>>>
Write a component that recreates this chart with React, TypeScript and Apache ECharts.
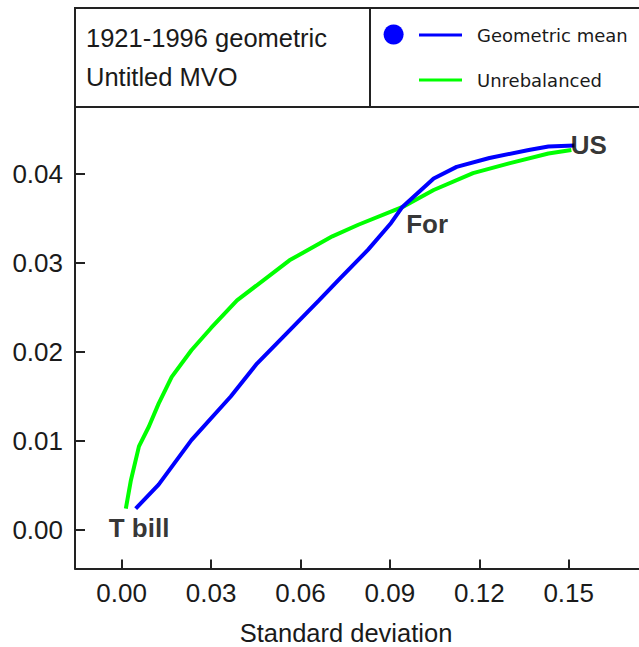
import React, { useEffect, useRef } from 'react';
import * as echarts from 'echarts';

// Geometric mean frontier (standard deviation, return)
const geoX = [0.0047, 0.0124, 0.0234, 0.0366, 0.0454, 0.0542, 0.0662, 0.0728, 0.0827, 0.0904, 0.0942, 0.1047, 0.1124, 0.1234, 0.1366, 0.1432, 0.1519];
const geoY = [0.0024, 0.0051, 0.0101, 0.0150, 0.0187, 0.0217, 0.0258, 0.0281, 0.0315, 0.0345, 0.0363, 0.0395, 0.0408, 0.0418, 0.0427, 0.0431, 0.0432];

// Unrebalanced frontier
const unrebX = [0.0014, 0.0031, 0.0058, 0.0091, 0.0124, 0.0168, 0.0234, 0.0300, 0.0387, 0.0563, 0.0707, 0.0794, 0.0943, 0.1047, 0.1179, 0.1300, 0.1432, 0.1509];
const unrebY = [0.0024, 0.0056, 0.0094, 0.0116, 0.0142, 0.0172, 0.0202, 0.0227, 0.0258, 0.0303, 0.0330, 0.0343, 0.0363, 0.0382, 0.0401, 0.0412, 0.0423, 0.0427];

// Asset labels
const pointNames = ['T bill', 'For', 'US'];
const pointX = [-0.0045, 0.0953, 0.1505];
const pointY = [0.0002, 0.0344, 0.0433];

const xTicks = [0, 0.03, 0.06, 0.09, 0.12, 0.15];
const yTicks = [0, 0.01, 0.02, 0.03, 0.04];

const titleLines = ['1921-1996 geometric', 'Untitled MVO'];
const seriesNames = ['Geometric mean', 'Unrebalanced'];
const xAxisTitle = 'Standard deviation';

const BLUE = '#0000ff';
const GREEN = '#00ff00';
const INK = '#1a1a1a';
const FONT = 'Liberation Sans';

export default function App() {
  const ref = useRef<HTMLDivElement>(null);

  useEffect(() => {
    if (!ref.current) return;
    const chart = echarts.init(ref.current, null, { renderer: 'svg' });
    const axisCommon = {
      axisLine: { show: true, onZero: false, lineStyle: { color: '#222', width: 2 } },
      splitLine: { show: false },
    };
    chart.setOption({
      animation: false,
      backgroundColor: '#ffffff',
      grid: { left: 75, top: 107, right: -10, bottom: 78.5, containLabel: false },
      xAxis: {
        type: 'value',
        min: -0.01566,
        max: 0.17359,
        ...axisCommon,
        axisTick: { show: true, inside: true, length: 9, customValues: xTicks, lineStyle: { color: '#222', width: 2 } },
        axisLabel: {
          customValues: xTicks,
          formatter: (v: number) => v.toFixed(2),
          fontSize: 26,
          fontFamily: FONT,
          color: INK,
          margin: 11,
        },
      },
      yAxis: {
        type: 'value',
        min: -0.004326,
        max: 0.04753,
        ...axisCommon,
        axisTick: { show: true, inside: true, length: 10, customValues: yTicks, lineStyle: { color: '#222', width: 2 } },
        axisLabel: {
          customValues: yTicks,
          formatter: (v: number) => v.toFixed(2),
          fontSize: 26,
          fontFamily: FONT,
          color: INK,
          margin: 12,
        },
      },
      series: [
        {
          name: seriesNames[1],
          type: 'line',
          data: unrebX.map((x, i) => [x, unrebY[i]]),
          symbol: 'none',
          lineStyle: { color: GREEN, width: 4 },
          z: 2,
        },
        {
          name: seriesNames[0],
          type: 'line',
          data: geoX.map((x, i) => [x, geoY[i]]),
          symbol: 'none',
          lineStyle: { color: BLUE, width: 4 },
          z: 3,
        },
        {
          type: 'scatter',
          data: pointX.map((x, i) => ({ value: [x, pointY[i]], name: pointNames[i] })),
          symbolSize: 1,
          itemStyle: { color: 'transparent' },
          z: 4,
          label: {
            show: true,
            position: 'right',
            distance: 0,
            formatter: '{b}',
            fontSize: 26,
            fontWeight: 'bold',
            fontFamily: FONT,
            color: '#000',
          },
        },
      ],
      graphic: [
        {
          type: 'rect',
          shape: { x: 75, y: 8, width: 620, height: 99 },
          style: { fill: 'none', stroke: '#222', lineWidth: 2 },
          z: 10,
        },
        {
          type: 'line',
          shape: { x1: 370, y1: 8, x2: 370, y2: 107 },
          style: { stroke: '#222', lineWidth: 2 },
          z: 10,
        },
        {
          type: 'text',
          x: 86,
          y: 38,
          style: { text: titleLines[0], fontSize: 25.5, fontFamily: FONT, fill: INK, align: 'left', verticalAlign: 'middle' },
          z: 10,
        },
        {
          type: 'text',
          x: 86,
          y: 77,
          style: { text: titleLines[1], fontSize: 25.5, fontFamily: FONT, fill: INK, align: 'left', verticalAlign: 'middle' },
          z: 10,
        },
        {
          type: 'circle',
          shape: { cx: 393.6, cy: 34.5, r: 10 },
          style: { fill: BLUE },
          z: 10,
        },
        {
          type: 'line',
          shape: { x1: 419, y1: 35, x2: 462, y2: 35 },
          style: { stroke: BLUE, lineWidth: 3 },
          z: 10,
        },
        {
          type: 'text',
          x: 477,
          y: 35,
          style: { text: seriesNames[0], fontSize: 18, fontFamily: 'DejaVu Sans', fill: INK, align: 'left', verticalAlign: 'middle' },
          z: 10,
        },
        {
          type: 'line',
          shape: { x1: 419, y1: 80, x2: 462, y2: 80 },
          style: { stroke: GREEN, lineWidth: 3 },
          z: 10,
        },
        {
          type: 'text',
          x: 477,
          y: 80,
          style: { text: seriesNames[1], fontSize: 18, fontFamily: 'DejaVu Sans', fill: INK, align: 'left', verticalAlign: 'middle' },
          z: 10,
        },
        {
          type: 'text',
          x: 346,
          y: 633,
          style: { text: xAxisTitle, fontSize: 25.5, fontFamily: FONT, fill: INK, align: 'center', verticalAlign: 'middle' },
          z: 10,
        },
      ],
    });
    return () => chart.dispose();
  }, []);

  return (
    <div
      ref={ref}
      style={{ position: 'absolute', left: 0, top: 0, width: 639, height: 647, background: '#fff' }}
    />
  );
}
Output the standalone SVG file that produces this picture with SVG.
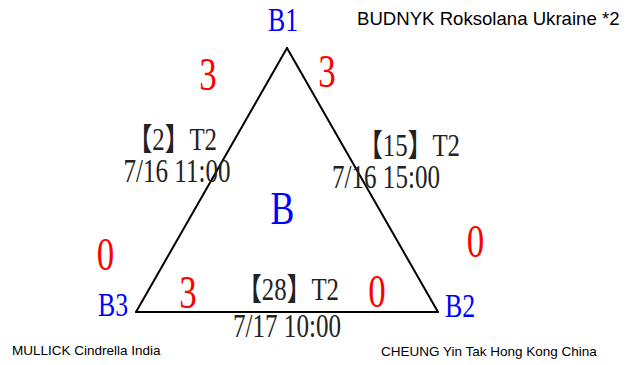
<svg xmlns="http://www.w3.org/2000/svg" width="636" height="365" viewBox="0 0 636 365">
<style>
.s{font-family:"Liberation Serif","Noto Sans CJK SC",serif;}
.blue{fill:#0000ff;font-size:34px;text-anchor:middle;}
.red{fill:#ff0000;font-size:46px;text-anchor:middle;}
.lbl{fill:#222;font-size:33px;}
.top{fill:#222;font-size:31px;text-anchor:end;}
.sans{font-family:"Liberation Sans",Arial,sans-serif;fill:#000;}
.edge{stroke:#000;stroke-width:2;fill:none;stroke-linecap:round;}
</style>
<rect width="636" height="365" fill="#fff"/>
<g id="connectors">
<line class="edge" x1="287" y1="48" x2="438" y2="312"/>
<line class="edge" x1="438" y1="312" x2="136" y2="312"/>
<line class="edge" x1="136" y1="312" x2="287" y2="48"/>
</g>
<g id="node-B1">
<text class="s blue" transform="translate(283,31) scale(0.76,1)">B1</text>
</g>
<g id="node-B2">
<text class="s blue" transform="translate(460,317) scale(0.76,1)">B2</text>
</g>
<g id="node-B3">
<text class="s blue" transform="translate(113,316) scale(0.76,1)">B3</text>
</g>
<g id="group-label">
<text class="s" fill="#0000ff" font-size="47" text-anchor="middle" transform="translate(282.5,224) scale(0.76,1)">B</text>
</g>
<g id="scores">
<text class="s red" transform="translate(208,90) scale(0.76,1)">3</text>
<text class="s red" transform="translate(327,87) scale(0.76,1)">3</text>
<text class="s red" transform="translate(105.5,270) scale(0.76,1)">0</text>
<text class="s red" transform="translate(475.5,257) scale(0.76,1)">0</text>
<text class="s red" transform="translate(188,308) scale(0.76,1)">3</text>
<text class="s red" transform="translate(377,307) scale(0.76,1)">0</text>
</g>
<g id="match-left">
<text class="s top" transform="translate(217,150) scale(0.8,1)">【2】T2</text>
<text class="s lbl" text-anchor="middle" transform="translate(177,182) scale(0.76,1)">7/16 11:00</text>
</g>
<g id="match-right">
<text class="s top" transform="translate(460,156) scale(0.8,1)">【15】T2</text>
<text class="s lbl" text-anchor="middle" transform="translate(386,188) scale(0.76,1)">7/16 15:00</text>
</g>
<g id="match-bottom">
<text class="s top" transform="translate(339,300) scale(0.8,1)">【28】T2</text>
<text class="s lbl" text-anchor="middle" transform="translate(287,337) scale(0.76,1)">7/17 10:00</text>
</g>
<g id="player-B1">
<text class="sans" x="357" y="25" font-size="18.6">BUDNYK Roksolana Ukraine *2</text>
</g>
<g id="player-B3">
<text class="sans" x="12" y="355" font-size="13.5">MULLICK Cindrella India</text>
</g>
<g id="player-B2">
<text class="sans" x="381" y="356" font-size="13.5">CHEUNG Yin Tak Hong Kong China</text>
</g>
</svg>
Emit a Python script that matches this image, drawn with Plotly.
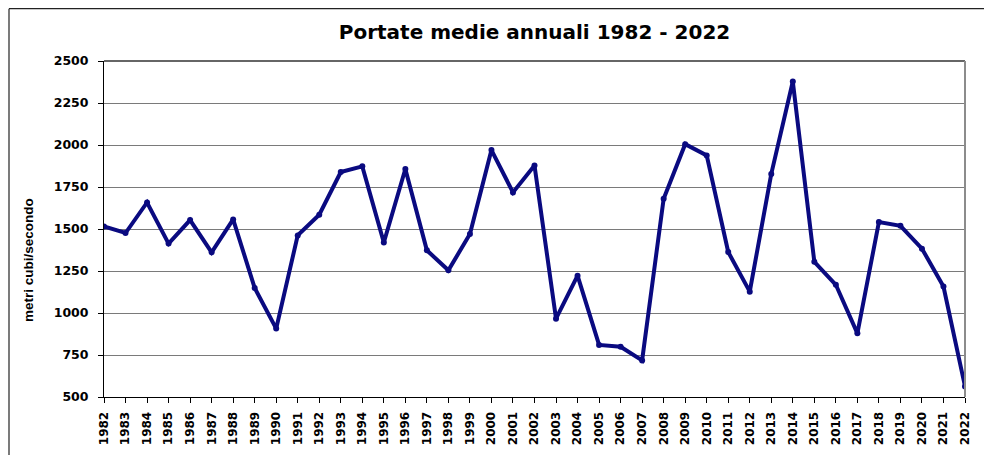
<<<
[WORK INSTRUCTIONS]
Give back exactly the lines from the first line of the data through the line with "import * as echarts from 'echarts';", pictures excluded.

[RESULT OF THIS EXERCISE]
Write a component that recreates this chart with React, TypeScript and Apache ECharts.
import React, { useEffect, useRef } from 'react';
import * as echarts from 'echarts';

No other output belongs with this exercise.